Nat provides the majority of the laughs in Liberal Arts, but also the most profound and simplistic philosophy I’ve seen for a while in film. His seemingly “stoner”, “hippie” self proves to be something much deeper, in that he is the voice of reason, compassion and simply, peace. Don’t let his slow speech fool you – Nat is a shining success all on his own. Of course, the idea of Zac Efron playing one of my favourite characters ever in film would admittedly have made me laugh. But give him a watch and see.
Another fantastic element of Liberal Arts is the natural intellectualism it oozes. It is ironic that a film with the theme of nostalgia should make the viewer feel so nostalgic for their own youth. The casual mentioning of Bach, Beethoven, and countless other heavyweights in classical music alongside those of classical literature and books, makes watching Liberal Arts feel like you’ve come away from meeting some fascinating friends at an indie-coffee shop, with intense literary debates abound. No hipsters allowed.
“I feel you man. Lot of information in trees.”
In fact, the sense of belonging I got even whilst watching this film made me surprised at the fact that it’s not based on a novel or at least a memoir, at all. The characters, subject matter, witty humour and pop culture references really made me feel as though I had just finished reading a fantastic book. I’d also like to mention the surprise appearance of a genuine, all-round “good guy”. It’s been a while since I’ve seen a man be good, and inherently good. Making decisions not only based on staying true to himself, but also selfless acts of good. Radnor certainly created a modern though troubled gem of a man (see also Big Fish) in this indie favourite.

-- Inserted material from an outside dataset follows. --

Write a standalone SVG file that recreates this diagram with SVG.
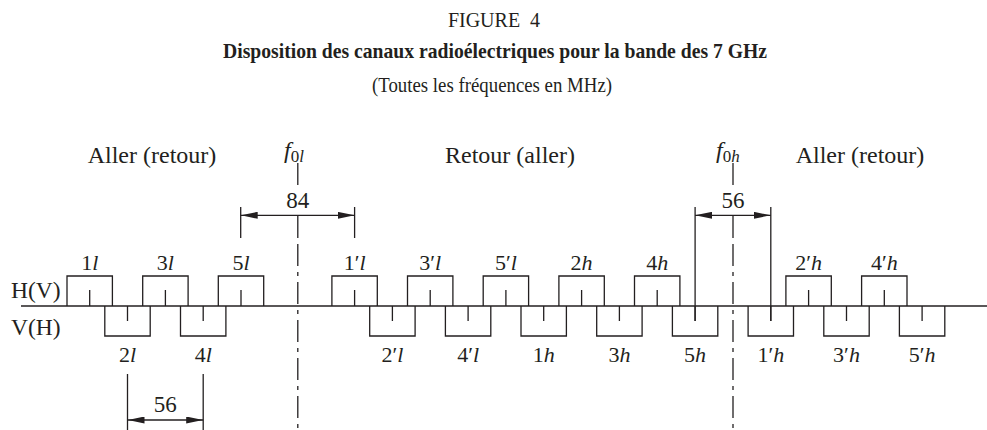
<svg xmlns="http://www.w3.org/2000/svg" width="987" height="430" viewBox="0 0 987 430">
<style>
text{font-family:"Liberation Serif","Times New Roman",serif;fill:#231f20}
.hdr{font-size:20px;text-anchor:middle}
.ttl{font-size:21.5px;font-weight:bold;text-anchor:middle}
.sub{font-size:20.5px;text-anchor:middle}
.reg{font-size:24px;text-anchor:middle}
.lab{font-size:22px;text-anchor:middle}
.pol{font-size:23.5px}
.dim{font-size:23px;text-anchor:middle}
.it{font-style:italic}
.ln{stroke:#231f20;stroke-width:1.3;fill:none}
.cl{stroke:#231f20;stroke-width:1.3;fill:none;stroke-dasharray:22 6 4 6}
</style>
<defs>
<marker id="ah" viewBox="0 0 17 7" refX="17" refY="3.5" markerWidth="17" markerHeight="7" markerUnits="userSpaceOnUse" orient="auto-start-reverse"><path d="M0,0 L17,3.5 L0,7 z" fill="#231f20"/></marker>
</defs>
<g id="titles">
<text class="hdr" x="494" y="27">FIGURE&#160;&#160;4</text>
<text class="ttl" x="495" y="58" textLength="544" lengthAdjust="spacingAndGlyphs">Disposition des canaux radioélectriques pour la bande des 7 GHz</text>
<text class="sub" x="492" y="92" textLength="240" lengthAdjust="spacingAndGlyphs">(Toutes les fréquences en MHz)</text>
</g>
<g id="regions">
<text class="reg" x="152" y="163">Aller (retour)</text>
<text class="reg" x="510" y="163">Retour (aller)</text>
<text class="reg" x="860" y="163">Aller (retour)</text>
</g>
<g id="polar">
<text class="pol" x="11" y="298">H(V)</text>
<text class="pol" x="11" y="335">V(H)</text>
</g>
<g id="connectors">
<line class="ln" x1="21" y1="306" x2="987" y2="306"/>
<line class="ln" x1="297.8" y1="163" x2="297.8" y2="185"/>
<line class="ln" x1="297.8" y1="215" x2="297.8" y2="238"/>
<line class="cl" x1="297.8" y1="244" x2="297.8" y2="430"/>
<line class="ln" x1="240.7" y1="207" x2="240.7" y2="238"/>
<line class="ln" x1="354.6" y1="207" x2="354.6" y2="238"/>
<line class="ln" x1="240.7" y1="215.3" x2="354.6" y2="215.3" marker-start="url(#ah)" marker-end="url(#ah)"/>
<line class="ln" x1="733" y1="163" x2="733" y2="185"/>
<line class="ln" x1="733" y1="215" x2="733" y2="238"/>
<line class="cl" x1="733" y1="244" x2="733" y2="430"/>
<line class="ln" x1="695.1" y1="207" x2="695.1" y2="321"/>
<line class="ln" x1="770.8" y1="207" x2="770.8" y2="321"/>
<line class="ln" x1="695.1" y1="215.3" x2="770.8" y2="215.3" marker-start="url(#ah)" marker-end="url(#ah)"/>
<line class="ln" x1="127.5" y1="374" x2="127.5" y2="430"/>
<line class="ln" x1="203.2" y1="374" x2="203.2" y2="430"/>
<line class="ln" x1="127.5" y1="420" x2="203.2" y2="420" marker-start="url(#ah)" marker-end="url(#ah)"/>
</g>
<g id="dims">
<text x="284" y="158" style="font-size:24px"><tspan class="it">f</tspan><tspan style="font-size:17px" dy="4">0<tspan class="it">l</tspan></tspan></text>
<text x="716" y="158" style="font-size:24px"><tspan class="it">f</tspan><tspan style="font-size:17px" dy="4">0<tspan class="it">h</tspan></tspan></text>
<text class="dim" x="297.8" y="208">84</text>
<text class="dim" x="733" y="208">56</text>
<text class="dim" x="165.3" y="412">56</text>
</g>
<g id="ch-1l"><path class="ln" d="M67,306V276H112.4V306M89.7,306V290"/><text class="lab" x="89.7" y="270">1<tspan class="it">l</tspan></text></g>
<g id="ch-2l"><path class="ln" d="M104.8,306V336H150.2V306M127.5,306V321"/><text class="lab" x="127.5" y="362">2<tspan class="it">l</tspan></text></g>
<g id="ch-3l"><path class="ln" d="M142.7,306V276H188.1V306M165.4,306V290"/><text class="lab" x="165.4" y="270">3<tspan class="it">l</tspan></text></g>
<g id="ch-4l"><path class="ln" d="M180.5,306V336H225.9V306M203.2,306V321"/><text class="lab" x="203.2" y="362">4<tspan class="it">l</tspan></text></g>
<g id="ch-5l"><path class="ln" d="M218.3,306V276H263.7V306M241,306V290"/><text class="lab" x="241" y="270">5<tspan class="it">l</tspan></text></g>
<g id="ch-1pl"><path class="ln" d="M331.9,306V276H377.3V306M354.6,306V290"/><text class="lab" x="354.6" y="270">1′<tspan class="it">l</tspan></text></g>
<g id="ch-2pl"><path class="ln" d="M369.7,306V336H415.1V306M392.4,306V321"/><text class="lab" x="392.4" y="362">2′<tspan class="it">l</tspan></text></g>
<g id="ch-3pl"><path class="ln" d="M407.5,306V276H452.9V306M430.2,306V290"/><text class="lab" x="430.2" y="270">3′<tspan class="it">l</tspan></text></g>
<g id="ch-4pl"><path class="ln" d="M445.4,306V336H490.8V306M468.1,306V321"/><text class="lab" x="468.1" y="362">4′<tspan class="it">l</tspan></text></g>
<g id="ch-5pl"><path class="ln" d="M483.2,306V276H528.6V306M505.9,306V290"/><text class="lab" x="505.9" y="270">5′<tspan class="it">l</tspan></text></g>
<g id="ch-1h"><path class="ln" d="M521,306V336H566.4V306M543.7,306V321"/><text class="lab" x="543.7" y="362">1<tspan class="it">h</tspan></text></g>
<g id="ch-2h"><path class="ln" d="M558.9,306V276H604.3V306M581.6,306V290"/><text class="lab" x="581.6" y="270">2<tspan class="it">h</tspan></text></g>
<g id="ch-3h"><path class="ln" d="M596.7,306V336H642.1V306M619.4,306V321"/><text class="lab" x="619.4" y="362">3<tspan class="it">h</tspan></text></g>
<g id="ch-4h"><path class="ln" d="M634.5,306V276H679.9V306M657.2,306V290"/><text class="lab" x="657.2" y="270">4<tspan class="it">h</tspan></text></g>
<g id="ch-5h"><path class="ln" d="M672.4,306V336H717.8V306M695.1,306V321"/><text class="lab" x="695.1" y="362">5<tspan class="it">h</tspan></text></g>
<g id="ch-1ph"><path class="ln" d="M748.1,306V336H793.5V306M770.8,306V321"/><text class="lab" x="770.8" y="362">1′<tspan class="it">h</tspan></text></g>
<g id="ch-2ph"><path class="ln" d="M785.9,306V276H831.3V306M808.6,306V290"/><text class="lab" x="808.6" y="270">2′<tspan class="it">h</tspan></text></g>
<g id="ch-3ph"><path class="ln" d="M823.8,306V336H869.2V306M846.5,306V321"/><text class="lab" x="846.5" y="362">3′<tspan class="it">h</tspan></text></g>
<g id="ch-4ph"><path class="ln" d="M861.6,306V276H907V306M884.3,306V290"/><text class="lab" x="884.3" y="270">4′<tspan class="it">h</tspan></text></g>
<g id="ch-5ph"><path class="ln" d="M899.4,306V336H944.8V306M922.1,306V321"/><text class="lab" x="922.1" y="362">5′<tspan class="it">h</tspan></text></g>
</svg>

“It is strange how we hold on to the pieces of the past while we wait for our futures” — Ally Condie.
• The featuring of Zac Efron may sound like a casting nightmare, but I thoroughly recommend his critics to watch his hilarious and genuine performance;
• Great ending, magnified only by its realism;
• Olsen’s performance here acts only as an omen to her success in the future. I highly suggest you keep a close watch on this marvel of an actress.

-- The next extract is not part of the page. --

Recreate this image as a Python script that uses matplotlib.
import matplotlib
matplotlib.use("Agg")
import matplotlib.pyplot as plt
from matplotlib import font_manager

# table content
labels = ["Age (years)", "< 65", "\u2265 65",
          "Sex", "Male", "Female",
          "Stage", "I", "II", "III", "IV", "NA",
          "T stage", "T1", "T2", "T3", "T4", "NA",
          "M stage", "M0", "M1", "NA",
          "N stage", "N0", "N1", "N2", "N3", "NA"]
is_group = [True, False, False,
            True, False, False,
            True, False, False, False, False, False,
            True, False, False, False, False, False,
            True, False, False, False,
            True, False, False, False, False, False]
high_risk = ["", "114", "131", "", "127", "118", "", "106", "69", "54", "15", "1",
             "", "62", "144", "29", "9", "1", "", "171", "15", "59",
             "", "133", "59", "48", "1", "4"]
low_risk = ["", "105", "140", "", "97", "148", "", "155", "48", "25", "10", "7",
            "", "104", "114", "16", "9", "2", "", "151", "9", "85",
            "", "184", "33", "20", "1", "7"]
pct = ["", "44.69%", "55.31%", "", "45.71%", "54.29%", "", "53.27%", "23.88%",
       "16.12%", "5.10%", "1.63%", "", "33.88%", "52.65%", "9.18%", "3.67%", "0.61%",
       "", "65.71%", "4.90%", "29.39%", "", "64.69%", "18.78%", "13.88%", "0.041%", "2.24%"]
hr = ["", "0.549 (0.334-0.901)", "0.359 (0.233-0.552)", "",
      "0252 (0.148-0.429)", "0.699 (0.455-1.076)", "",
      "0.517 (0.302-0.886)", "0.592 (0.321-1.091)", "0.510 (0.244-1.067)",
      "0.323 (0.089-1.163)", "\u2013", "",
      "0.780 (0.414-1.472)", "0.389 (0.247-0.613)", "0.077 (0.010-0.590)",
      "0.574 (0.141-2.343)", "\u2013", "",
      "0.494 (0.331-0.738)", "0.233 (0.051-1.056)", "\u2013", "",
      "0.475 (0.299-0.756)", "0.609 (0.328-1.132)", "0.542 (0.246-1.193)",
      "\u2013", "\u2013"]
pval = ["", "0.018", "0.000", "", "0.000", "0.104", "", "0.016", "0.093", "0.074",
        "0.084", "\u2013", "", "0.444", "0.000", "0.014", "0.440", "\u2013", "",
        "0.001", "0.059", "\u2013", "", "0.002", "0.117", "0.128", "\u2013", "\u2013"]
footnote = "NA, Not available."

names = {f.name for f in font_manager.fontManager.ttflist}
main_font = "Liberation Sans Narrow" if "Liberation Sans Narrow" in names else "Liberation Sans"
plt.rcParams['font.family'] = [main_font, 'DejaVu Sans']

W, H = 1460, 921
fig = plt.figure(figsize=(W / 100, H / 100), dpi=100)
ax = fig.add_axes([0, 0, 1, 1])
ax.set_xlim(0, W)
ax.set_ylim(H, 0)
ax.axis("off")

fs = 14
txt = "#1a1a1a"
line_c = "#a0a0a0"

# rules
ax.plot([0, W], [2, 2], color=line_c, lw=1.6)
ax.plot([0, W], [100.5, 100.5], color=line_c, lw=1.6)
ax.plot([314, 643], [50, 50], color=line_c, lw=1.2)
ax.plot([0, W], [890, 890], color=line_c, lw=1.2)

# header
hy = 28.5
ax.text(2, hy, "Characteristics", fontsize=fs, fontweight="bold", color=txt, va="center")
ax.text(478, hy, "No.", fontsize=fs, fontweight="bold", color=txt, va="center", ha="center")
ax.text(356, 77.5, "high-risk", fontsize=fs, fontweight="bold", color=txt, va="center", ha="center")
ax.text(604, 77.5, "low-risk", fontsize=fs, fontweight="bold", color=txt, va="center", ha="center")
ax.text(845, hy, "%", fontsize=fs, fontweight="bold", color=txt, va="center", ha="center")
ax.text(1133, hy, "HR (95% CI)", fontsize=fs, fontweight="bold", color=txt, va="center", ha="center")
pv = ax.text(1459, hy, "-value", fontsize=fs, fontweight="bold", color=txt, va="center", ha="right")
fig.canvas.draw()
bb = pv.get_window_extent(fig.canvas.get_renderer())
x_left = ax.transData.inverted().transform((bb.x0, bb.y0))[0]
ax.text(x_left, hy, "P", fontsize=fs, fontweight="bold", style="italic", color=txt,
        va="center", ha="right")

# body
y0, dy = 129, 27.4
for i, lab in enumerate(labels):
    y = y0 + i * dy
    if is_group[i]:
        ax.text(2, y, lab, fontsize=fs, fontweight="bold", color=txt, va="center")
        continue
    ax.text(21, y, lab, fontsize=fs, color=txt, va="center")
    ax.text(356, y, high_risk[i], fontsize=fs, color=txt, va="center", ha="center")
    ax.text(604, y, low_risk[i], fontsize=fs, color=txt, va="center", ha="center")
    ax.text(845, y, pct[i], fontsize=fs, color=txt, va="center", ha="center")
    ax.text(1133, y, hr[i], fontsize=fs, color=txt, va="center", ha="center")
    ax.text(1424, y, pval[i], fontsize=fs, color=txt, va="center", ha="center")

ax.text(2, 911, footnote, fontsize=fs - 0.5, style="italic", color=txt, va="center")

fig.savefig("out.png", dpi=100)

• Allison Janney as the underplayed pseudo-villain, sexually voracious professor who used to teach Jesse;
• You have got to look out for what I think may possibly be the most romantic line ever. It’s not cheesy, not too sentimental. It’s straight, direct and honest. I won’t write it here, but here are two words: Rough draft.
• The theme of age really was an issue in Liberal Arts, but I think the point is, it’s all relative. It’s all about individual experience and feeling. There is nothing wrong with a decade or two between you, as long as when everything else is wiped away, you can look at each other and know, feel, that it is the right thing.
An homage to youth and its simplicity, Liberal Arts’ innate realism deals with nostalgia and a journey of self-discovery, all the while cracking smiles along the way. Practically, of course, age is not just a number for some individuals, and is a matter of personal taste and experience. But that’s what age is all about: behaving in a way that reflects your experience and ability to deal with life. An incredibly relevant film for our time, in an age where the overwhelming possibilities of life has us lost and directionless.
“Most of the time when I’m out, I keep thinking I’d be so much happier in bed with a book and that makes me feel not..super cool?”
Liberal Arts is all about timing and the power of taking it easy. The ability to reflect, the film notes, can change the course of a person’s life. So, it’s not all about a sharky “go get ‘em” attitude. Just relax. “Everything is ok.”